Living Together is the most in-betweeny and fragmentary play in the trilogy, and the one that would make the least sense if you haven’t already seen one or both of the others. It’s also the most expendable if you only have time for two, as it doesn’t move the plot forward all that much. It starts after the other two plays are already underway and Norman is sulking and getting drunk on his mother-in-law’s homebrewed dandelion wine (better that than the carrot wine, which is shown in Table Manners to pack a wallop of an aftertaste). Molly Aaronson-Gelb’s production keeps the pace lively, but that doesn’t keep it from feeling like filler. Reg is trying to get people to play his ridiculously complicated homemade board game, everyone makes fun of Tom, and a few characters have it out, but not much comes of it.

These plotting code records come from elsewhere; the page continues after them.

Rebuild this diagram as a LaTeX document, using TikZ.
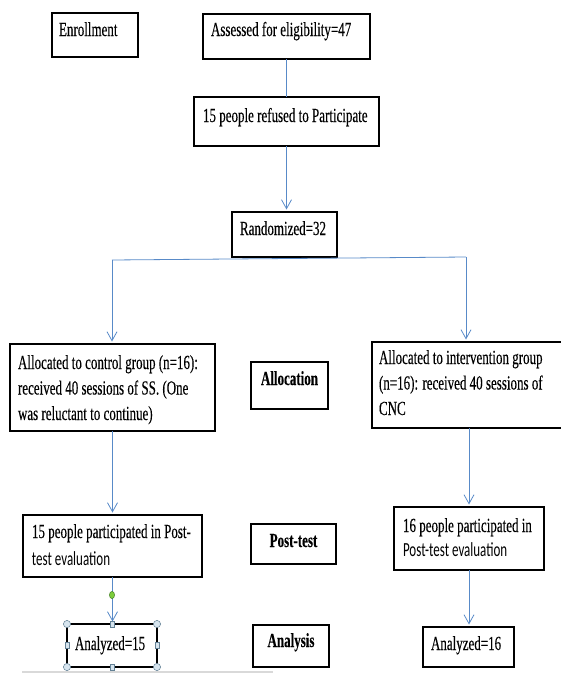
\documentclass[tikz,border=0pt]{standalone}
\usepackage{fontspec}
\setmainfont{Liberation Serif}[FakeStretch=0.65,FakeBold=0.25]
\newfontfamily\calib{Carlito}[FakeStretch=0.65]
\usetikzlibrary{arrows.meta}
\definecolor{arrowblue}{RGB}{88,138,200}
\definecolor{handlefill}{RGB}{214,228,238}
\definecolor{handledraw}{RGB}{100,130,150}
\definecolor{dotgreen}{RGB}{125,205,60}
\definecolor{dotedge}{RGB}{70,130,40}
\newcommand\boxtext[5]{\parbox[c][#2][t]{#1}{\raggedright\leftskip=#4\relax\parindent=0pt\rule{0pt}{#3}#5\par}}
\newcommand\boxlabel[4]{\parbox[c][#2][t]{#1}{\centering\rule{0pt}{#3}\textbf{#4}\par}}
\begin{document}
\begin{tikzpicture}[x=1pt,y=-1pt,
  font=\fontsize{20}{25.5}\selectfont,
  box/.style={draw=black, line width=1.3pt, inner sep=0pt, outer sep=0pt, anchor=north west},
  conn/.style={draw=arrowblue, line width=0.8pt},
  arr/.style={conn, -{Straight Barb[length=9pt,width=10pt]}, shorten >=2.5pt},
  handle/.style={fill=handlefill, draw=handledraw, line width=0.5pt}]
\useasboundingbox (0,0) rectangle (560,675);

\node[box] (enr) at (52,13) {\boxtext{86pt}{44pt}{23pt}{7pt}{Enrollment}};
\node[box] (ass) at (203,14) {\boxtext{167pt}{45pt}{22pt}{8pt}{Assessed for eligibility=47}};
\node[box] (ref) at (194,97) {\boxtext{185pt}{49pt}{25pt}{9pt}{15 people refused to Participate}};
\node[box] (rnd) at (232,212) {\boxtext{105pt}{45pt}{23pt}{8pt}{Randomized=32}};
\node[box] (ctrl) at (10,344) {\boxtext{205pt}{87pt}{25pt}{8pt}{\mbox{Allocated to control group (n=16):}\\\mbox{received 40 sessions of SS. (One}\\\mbox{was reluctant to continue)}}};
\node[box] (alloc) at (251,362) {\boxlabel{77pt}{47pt}{23pt}{Allocation}};
\node[box] (intv) at (372,342) {\boxtext{192pt}{86pt}{22pt}{7pt}{\mbox{Allocated to intervention group}\\\mbox{(n=16): received 40 sessions of}\\\mbox{CNC}}};
\node[box] (lpost) at (23,515) {\boxtext{179pt}{62pt}{23pt}{9pt}{\mbox{15 people participated in Post-}\\[1.5pt]\mbox{\calib test evaluation}}};
\node[box] (ptest) at (251,524) {\boxlabel{85pt}{40pt}{23pt}{Post-test}};
\node[box] (rpost) at (394,507) {\boxtext{150pt}{63pt}{25pt}{9pt}{\mbox{16 people participated in}\\[-1.5pt]\mbox{\calib Post-test evaluation}}};
\node[box] (an15) at (67,624) {\boxtext{90pt}{43pt}{26pt}{8pt}{Analyzed=15}};
\node[box] (anal) at (253,625) {\boxlabel{76pt}{42pt}{22pt}{Analysis}};
\node[box] (an16) at (423,627) {\boxtext{91pt}{40pt}{23pt}{8pt}{Analyzed=16}};

\draw[conn] (ass.south) -- (ref.north);
\draw[arr] (ref.south) -- (ref.south |- rnd.north);
\coordinate (sl) at (112,260);
\coordinate (sr) at (466,257);
\draw[conn] (sl) -- (sr);
\draw[arr] (sl) -- (sl |- ctrl.north);
\draw[arr] (sr) -- (sr |- intv.north);
\draw[arr] (ctrl.south) -- (ctrl.south |- lpost.north);
\draw[arr] (lpost.south) -- (lpost.south |- an15.north);
\draw[arr] (intv.south -| rpost.north) -- (rpost.north);
\draw[arr] (rpost.south) -- (rpost.south |- an16.north);

% selection decorations around Analyzed=15
\filldraw[fill=dotgreen, draw=dotedge, line width=0.5pt] (112,595) ellipse [x radius=2.6pt, y radius=3.6pt];
\draw[gray!30, line width=2pt] (22,672) -- (273,672);
\foreach \a in {north west, north east, south west, south east}
  \filldraw[handle] (an15.\a) circle[radius=3.6pt];
\foreach \a in {north, south, west, east}
  \filldraw[handle] (an15.\a) ++(-2.2,-3) rectangle ++(4.4,6);
\end{tikzpicture}
\end{document}
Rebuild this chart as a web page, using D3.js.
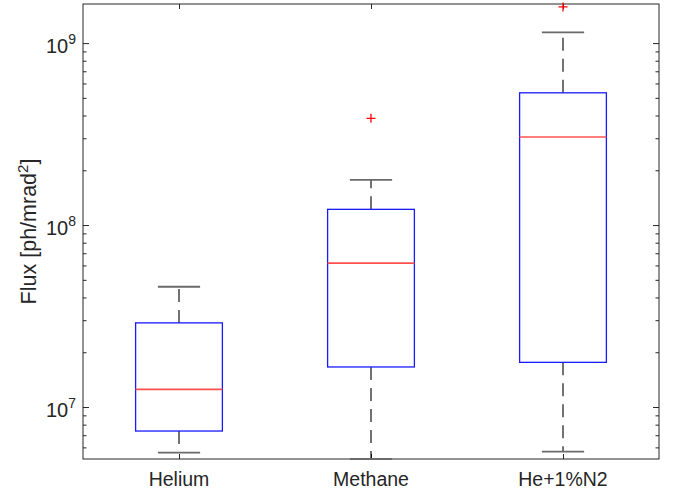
<!DOCTYPE html>
<html>
<head>
<meta charset="utf-8">
<script src="https://cdn.jsdelivr.net/npm/d3@7/dist/d3.min.js"></script>
<style>
  html, body { margin: 0; padding: 0; background: #fff; }
  svg { display: block; }
  text { font-family: "Liberation Sans", Arial, Helvetica, sans-serif; fill: #262626; }
</style>
</head>
<body>
<svg id="chart" width="676" height="490"></svg>
<script>
// ---- data ----
const categories = ["Helium", "Methane", "He+1%N2"];
const whiskerLow  = [5.61e6, 5.18e6, 5.68e6];
const q1          = [7.38e6, 1.66e7, 1.76e7];
const medians     = [1.25e7, 6.18e7, 3.05e8];
const q3          = [2.90e7, 1.22e8, 5.33e8];
const whiskerHigh = [4.58e7, 1.77e8, 1.145e9];
const outliers    = [[], [3.86e8], [1.58e9]];
const yMajorTicks = [1e7, 1e8, 1e9];
const yTickExponents = ["7", "8", "9"];
const yDomain = [5.18e6, 1.64e9];
const yLabel = "Flux [ph/mrad";

// ---- layout ----
const svg = d3.select("#chart");
const L = 83, R = 659, T = 4, B = 459;
const axisColor = "#262626";

const x = d3.scaleLinear().domain([0.5, 3.5]).range([L, R]);
const y = d3.scaleLog().domain(yDomain).range([B, T]);

// minor ticks
const minorTicks = [];
for (let e = 6; e <= 9; e++) {
  for (let m = 2; m <= 9; m++) {
    const v = m * Math.pow(10, e);
    if (v >= yDomain[0] && v <= yDomain[1]) minorTicks.push(v);
  }
}

function styleAxis(g) {
  g.select(".domain").remove();
  g.selectAll(".tick line").attr("stroke", axisColor).attr("stroke-width", 1);
  g.selectAll(".tick text").remove();
}

// left axis ticks (inward)
svg.append("g").attr("transform", `translate(${L},0)`)
  .call(d3.axisLeft(y).tickValues(yMajorTicks).tickSize(-6).tickSizeOuter(0).tickFormat(""))
  .call(styleAxis);
svg.append("g").attr("transform", `translate(${L},0)`)
  .call(d3.axisLeft(y).tickValues(minorTicks).tickSize(-3.5).tickSizeOuter(0).tickFormat(""))
  .call(styleAxis);
// right axis ticks (inward)
svg.append("g").attr("transform", `translate(${R},0)`)
  .call(d3.axisRight(y).tickValues(yMajorTicks).tickSize(-6).tickSizeOuter(0).tickFormat(""))
  .call(styleAxis);
svg.append("g").attr("transform", `translate(${R},0)`)
  .call(d3.axisRight(y).tickValues(minorTicks).tickSize(-3.5).tickSizeOuter(0).tickFormat(""))
  .call(styleAxis);
// x ticks bottom and top (inward)
const xIdx = categories.map((c, i) => i + 1);
svg.append("g").attr("transform", `translate(0,${B})`)
  .call(d3.axisBottom(x).tickValues(xIdx).tickSize(-5).tickSizeOuter(0).tickFormat(""))
  .call(styleAxis);
svg.append("g").attr("transform", `translate(0,${T})`)
  .call(d3.axisTop(x).tickValues(xIdx).tickSize(-5).tickSizeOuter(0).tickFormat(""))
  .call(styleAxis);

// frame
svg.append("rect")
  .attr("x", L).attr("y", T).attr("width", R - L).attr("height", B - T)
  .attr("fill", "none").attr("stroke", axisColor).attr("stroke-width", 1);

// y tick labels: 10^n
yMajorTicks.forEach((v, i) => {
  const t = svg.append("text")
    .attr("x", 76).attr("y", y(v) + 10)
    .attr("text-anchor", "end")
    .style("font-size", "20px");
  t.append("tspan").text("10");
  t.append("tspan").attr("dy", -9).style("font-size", "14px").text(yTickExponents[i]);
});

// x tick labels
categories.forEach((c, i) => {
  svg.append("text")
    .attr("x", x(i + 1)).attr("y", 486)
    .attr("text-anchor", "middle")
    .style("font-size", "19.5px")
    .text(c);
});

// y label
const yl = svg.append("text")
  .attr("transform", `translate(36,${(T + B) / 2}) rotate(-90)`)
  .attr("text-anchor", "middle")
  .style("font-size", "21.5px");
yl.append("tspan").text(yLabel);
yl.append("tspan").attr("dy", -8).style("font-size", "15px").text("2");
yl.append("tspan").attr("dy", 8).text("]");

// ---- boxes ----
const halfBox = 0.226, halfCap = 0.11;
const g = svg.append("g");
categories.forEach((c, i) => {
  const cx = x(i + 1);
  // whiskers (dashed, drawn from box outward)
  g.append("line")
    .attr("x1", cx).attr("x2", cx)
    .attr("y1", y(q3[i])).attr("y2", y(whiskerHigh[i]))
    .attr("stroke", "#000").attr("stroke-width", 1.1).attr("stroke-dasharray", "13,8");
  g.append("line")
    .attr("x1", cx).attr("x2", cx)
    .attr("y1", y(q1[i])).attr("y2", y(whiskerLow[i]))
    .attr("stroke", "#000").attr("stroke-width", 1.1).attr("stroke-dasharray", "13,8");
  // caps
  [whiskerHigh[i], whiskerLow[i]].forEach(v => {
    g.append("line")
      .attr("x1", x(i + 1 - halfCap)).attr("x2", x(i + 1 + halfCap))
      .attr("y1", y(v)).attr("y2", y(v))
      .attr("stroke", "#6a6a6a").attr("stroke-width", 1.8);
  });
  // box
  g.append("rect")
    .attr("x", x(i + 1 - halfBox)).attr("width", x(i + 1 + halfBox) - x(i + 1 - halfBox))
    .attr("y", y(q3[i])).attr("height", y(q1[i]) - y(q3[i]))
    .attr("fill", "none").attr("stroke", "#1a1aff").attr("stroke-width", 1.3);
  // median
  g.append("line")
    .attr("x1", x(i + 1 - halfBox)).attr("x2", x(i + 1 + halfBox))
    .attr("y1", y(medians[i])).attr("y2", y(medians[i]))
    .attr("stroke", "#ff5050").attr("stroke-width", 1.6);
  // outliers
  outliers[i].forEach(v => {
    const oy = y(v), s = 4.5;
    g.append("path")
      .attr("d", `M${cx - s},${oy}H${cx + s}M${cx},${oy - s}V${oy + s}`)
      .attr("stroke", "#ff0000").attr("stroke-width", 1.3).attr("fill", "none");
  });
});
</script>
</body>
</html>
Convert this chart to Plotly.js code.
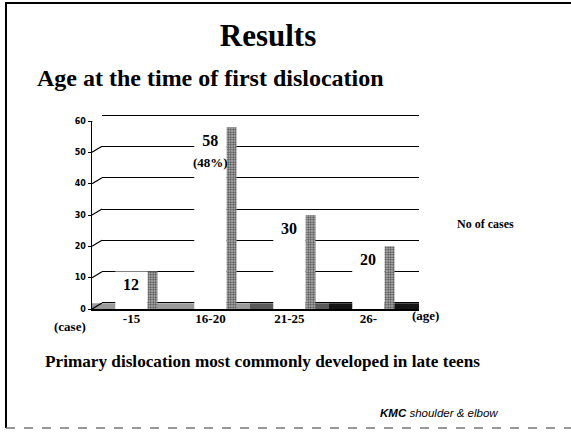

It would be a shame to miss it, though, because it contains a scene between Norman and Ruth that gives a sense of why they’re married in the first place, and also offers some of Tom’s most hilarious moments.

Although it has some hysterical parts, Round and Round the Garden is a bit slower-paced and story-centered than the others, which makes it a decent way to wind down from the hijinks of the rest. Mina Morita gives it a pleasingly brisk staging, although the pace flags considerably in a tête-à-tête between Norman and Sarah. The best bit is an incident scarcely mentioned in the other plays, in which Ruth’s frustrating attempts to rouse Tom into expressing his interest in Annie makes him think that Ruth is coming on strong to him. Saving its ending for last isn’t a big deal, mind you, because even though it shows what happened right after the other two ended, the upshot is more or less the same. That’s the thing about Norman. He’ll never change.